In other words, if the expressions P and Q point to, respectively, the i-th and j-th elements of an array object, the expression (P)-(Q) has the value i − j provided the value fits in an object of type std::ptrdiff_t. Moreover, if the expression P points either to an element of an array object or one past the last element of an array object, and the expression Q points to the last element of the same array object, the expression ((Q)+1)-(P) has the same value as ((Q)-(P))+1 and as -((P)-((Q)+1)), and has the value zero if the expression P points one past the last element of the array object, even though the expression (Q)+1 does not point to an element of the array object. Unless both pointers point to elements of the same array object, or one past the last element of the array object, the behavior is undefined.
Note the number of times undefined appears in the paragraph. Also note that you can only subtract pointers if they point within the same object.
No, because there is no such thing as the difference between "any two pointers". You can only subtract pointers to elements of the same array (or the pointer to the location just past the end of an array).
To add a more explicit standard quote, ISO 9899:1999 §J.2/1 states:
The behavior is undefined in the following circumstances:
[...]
-- The result of subtracting two pointers is not representable in an object of type
ptrdiff_t (6.5.6).
It is entirely acceptable for ptrdiff_t to be the same size as pointer types, provided the overflow semantics are defined by the compiler so that any difference is still representable. There is no guarantee that a negative ptrdiff_t means that the second pointer lives at a lower address in memory than the first, or that ptrdiff_t is signed at all.

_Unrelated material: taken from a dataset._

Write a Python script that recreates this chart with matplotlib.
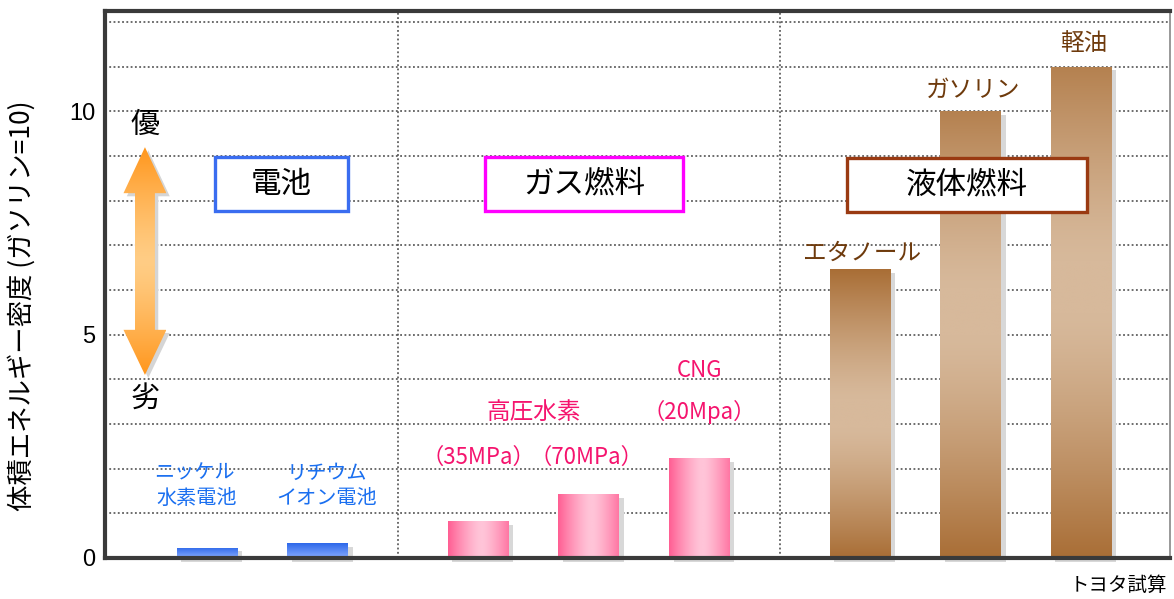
import numpy as np
import matplotlib.pyplot as plt
from matplotlib.patches import Rectangle, Polygon
from matplotlib.colors import to_rgb

plt.rcParams['font.family'] = ['Noto Sans CJK JP', 'DejaVu Sans']

# 体積エネルギー密度（ガソリン=10）
groups = ['電池', 'ガス燃料', '液体燃料']
group_sizes = [2, 3, 3]
names = ['ニッケル水素電池', 'リチウムイオン電池', '高圧水素35MPa', '高圧水素70MPa',
         'CNG', 'エタノール', 'ガソリン', '軽油']
density = [0.23, 0.33, 0.83, 1.43, 2.24, 6.47, 10.0, 11.0]
yticks = [0, 5, 10]

blue_txt = '#1a6ff0'
pink_txt = '#f5146e'
brown_txt = '#6e3a0c'

# x positions: one unit per bar, extra gap between groups
gap = 0.45
xs = []
pos = 0.0
for n in group_sizes:
    for k in range(n):
        xs.append(pos)
        pos += 1
    pos += gap
xs = np.array(xs)
width = 0.55


def blend(c1, c2, w):
    c1 = np.array(to_rgb(c1))
    c2 = np.array(to_rgb(c2))
    return c1[None, :] * (1 - w[:, None]) + c2[None, :] * w[:, None]


def profile(n, peak=0.5, flat=0.0):
    t = np.linspace(0, 1, n)
    d = np.abs(t - peak) / max(peak, 1 - peak)
    d = np.clip((d - flat) / (1 - flat), 0, 1)
    return 1 - d ** 1.3


fig = plt.figure(figsize=(11.74, 5.99), dpi=100)
ax = fig.add_axes([105 / 1174, 41 / 599, 1065 / 1174, 547 / 599])

ax.set_xlim(-0.921, 8.70)
ax.set_ylim(0, 12.25)

# dotted grid
for yv in range(1, 13):
    ax.axhline(yv, color='#444444', lw=1.1, ls=(0, (1.2, 1.6)), zorder=1)
bounds = np.cumsum(group_sizes)[:-1]
for b in bounds:
    ax.axvline((xs[b - 1] + xs[b]) / 2, color='#444444', lw=1.1,
               ls=(0, (1.2, 1.6)), zorder=1)

# bars with gradient fill and drop shadow
bars = ax.bar(xs, density, width=width, color='none', edgecolor='none', zorder=4)
for i, (bar, v) in enumerate(zip(bars, density)):
    x0 = bar.get_x()
    ax.add_patch(Rectangle((x0 + 0.04, -0.08), width, v, facecolor='#d8d8d8',
                           edgecolor='none', zorder=2, clip_on=False))
    if i < 2:
        img = blend('#2d68ea', '#86aaff', np.linspace(1, 0, 64))[:, None, :]
    elif i < 5:
        w = profile(128, peak=0.55, flat=0.05)
        img = blend('#ff5e93', '#ffc4d8', w)[None, :, :]
    else:
        w = profile(256, peak=0.5 if i == 5 else 0.55, flat=0.1)
        img = blend('#a96e36', '#d7b99b', w)[:, None, :]
    im = ax.imshow(img, extent=[x0, x0 + width, 0, v], origin='lower',
                   aspect='auto', interpolation='bilinear', zorder=3)
    im.set_clip_path(bar)

# bar labels
fs_b = 14.5
ax.text(xs[0] - 0.11, 1.90, 'ニッケル', color=blue_txt, fontsize=fs_b, ha='center', va='center', zorder=6)
ax.text(xs[0] - 0.09, 1.34, '水素電池', color=blue_txt, fontsize=fs_b, ha='center', va='center', zorder=6)
ax.text(xs[1] + 0.08, 1.90, 'リチウム', color=blue_txt, fontsize=fs_b, ha='center', va='center', zorder=6)
ax.text(xs[1] + 0.08, 1.34, 'イオン電池', color=blue_txt, fontsize=fs_b, ha='center', va='center', zorder=6)

fs_p = 16
ax.text((xs[2] + xs[3]) / 2 + 0.0, 3.25, '高圧水素', color=pink_txt, fontsize=17, ha='center', va='center', zorder=6)
ax.text(xs[2], 2.26, '（35MPa）', color=pink_txt, fontsize=fs_p, ha='center', va='center', zorder=6)
ax.text(xs[3] - 0.02, 2.26, '（70MPa）', color=pink_txt, fontsize=fs_p, ha='center', va='center', zorder=6)
ax.text(xs[4], 4.21, 'CNG', color=pink_txt, fontsize=fs_p, ha='center', va='center', zorder=6)
ax.text(xs[4], 3.27, '（20Mpa）', color=pink_txt, fontsize=fs_p, ha='center', va='center', zorder=6)

for i, off in zip([5, 6, 7], [0.36, 0.48, 0.53]):
    ax.text(xs[i] + 0.02, density[i] + off, names[i], color=brown_txt, fontsize=17,
            ha='center', va='center', zorder=6)

# group boxes
box_specs = [(groups[0], 0.072, 1.274, 7.77, 8.98, '#3a6df0'),
             (groups[1], 2.51, 4.30, 7.77, 8.98, '#ff00ff'),
             (groups[2], 5.78, 7.95, 7.75, 8.96, '#9a3a12')]
for label, xa, xb, ya, yb, ec in box_specs:
    ax.add_patch(Rectangle((xa, ya), xb - xa, yb - ya, facecolor='white',
                           edgecolor=ec, lw=2.4, zorder=7))
    ax.text((xa + xb) / 2, (ya + yb) / 2, label, fontsize=22, ha='center',
            va='center', color='black', zorder=8)

# double arrow 優 / 劣
cx, hw, sw = -0.56, 0.194, 0.09
y_top, y_hb, y_bb, y_bot = 9.20, 8.17, 5.11, 4.10
pts = [(cx, y_top), (cx + hw, y_hb), (cx + sw, y_hb), (cx + sw, y_bb),
       (cx + hw, y_bb), (cx, y_bot), (cx - hw, y_bb), (cx - sw, y_bb),
       (cx - sw, y_hb), (cx - hw, y_hb)]
shadow = Polygon([(px + 0.03, py - 0.07) for px, py in pts], closed=True,
                 facecolor='#d5d5d5', edgecolor='none', zorder=4)
ax.add_patch(shadow)
arrow = Polygon(pts, closed=True, facecolor='none', edgecolor='none', zorder=5)
ax.add_patch(arrow)
img = blend('#ff961c', '#ffcd85', profile(256, 0.5, 0.0))[:, None, :]
im = ax.imshow(img, extent=[cx - hw, cx + hw, y_bot, y_top], origin='lower',
               aspect='auto', interpolation='bilinear', zorder=5)
im.set_clip_path(arrow)
ax.text(cx, 9.70, '優', fontsize=21, ha='center', va='center', zorder=6)
ax.text(cx, 3.54, '劣', fontsize=21, ha='center', va='center', zorder=6)

ax.set_xlim(-0.921, 8.70)
ax.set_ylim(0, 12.25)

# axes frame
for side in ['left', 'bottom', 'top']:
    ax.spines[side].set_linewidth(3)
    ax.spines[side].set_color('#3a3a3a')
ax.spines['right'].set_linewidth(1.2)
ax.spines['right'].set_color('#888888')
for s in ax.spines.values():
    s.set_zorder(9)

ax.set_xticks([])
ax.set_yticks(yticks)
ax.set_yticklabels([str(t) for t in yticks], family=['Liberation Sans', 'DejaVu Sans'],
                   fontsize=17)
ax.tick_params(axis='y', length=0, pad=7)

fig.text(22 / 1174, 1 - 306 / 599, '体積エネルギー密度 (ガソリン=10)', rotation=90,
         fontsize=19, ha='center', va='center')
fig.text(1118 / 1174, 1 - 585 / 599, 'トヨタ試算', fontsize=14, ha='center', va='center')

fig.savefig('out.png', dpi=100)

Over/underflow is mathematically well-defined for fixed-size integer arithmetic:
(1 - 0xFFFFFFFF) % (1<<32) =
(1 + -0xFFFFFFFF) % (1<<32) =
1 + (-0xFFFFFFFF % (1<<32)) = 2
This is the correct result!
Specifically, the result after over/underflow is an alias of the correct integer. In fact, every non-representable integer is aliased (undistinguishable) with one representable integer — count to infinity in fixed-size integers, and you will repeat yourself, round and round like a dial of an analog clock.
An N-bit integer represents any real integer modulo 2^N. In C, modulo 2^N is written as %(1<<32).
I believe C guarrantees mathematical correctness of over/underflow, but only for unsigned integers. Signed under/overflow is assumed to never happen (for the sake of optimization).
In practice, signed integers are two's complement, which makes no difference in addition or subtraction, so correct under/overflow behavior is guarranteed for signed integers too (although not by C).